Internal Energy as a function of U(S,V,A,Ni)

mcoth420

A general thermo question...
for the function describing internal energy U(S,V,A,N)

U=TS-PV+γA+μN

please explain how the total differential is

dU=TdS-PdV+γdA+μdN (for a one component system)
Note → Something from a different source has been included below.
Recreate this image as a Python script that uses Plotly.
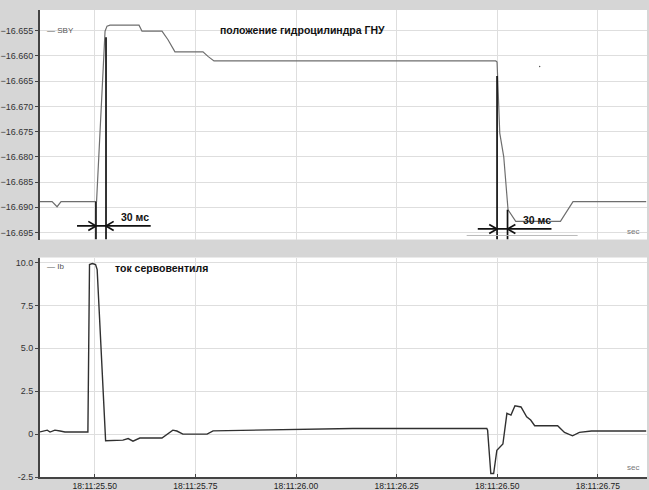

Basically why is dT=dP=dγ=dμ=0? Is it because they are intensive or potentials?

Thank you,

M

Attached Files

Internal energy question.doc (94.0 KB, 3 views)

Studiot

Does this help?


[tex]\begin{array}{l}
U = U(S,V,.N,A.......) \\
dU = {\left( {\frac{{\partial U}}{{\partial S}}} \right)_{V,N,A...}}dS + {\left( {\frac{{\partial U}}{{\partial V}}} \right)_{S,N,A}}dV......... \\
T = {\left( {\frac{{\partial U}}{{\partial S}}} \right)_{V,N,A...}} \\
P = {\left( {\frac{{\partial U}}{{\partial V}}} \right)_{S,N,A}} \\
{\rm{etc}} \\
\end{array}[/tex]

I will leave you to fill in the bits for moles and area or other quantities.

mcoth420

Thank you for your reply...what is this technique called? I am working with Legendre transforms and this is similar...

Another thing...how can you derive T=partialU/partialS or others without knowledge of the internal energy equation?

Studiot

This is the Gibbs Formulation.

Carington : Basic Thermodynamics P 187ff : Oxford University Press

Also in many Physical Chemistry texts.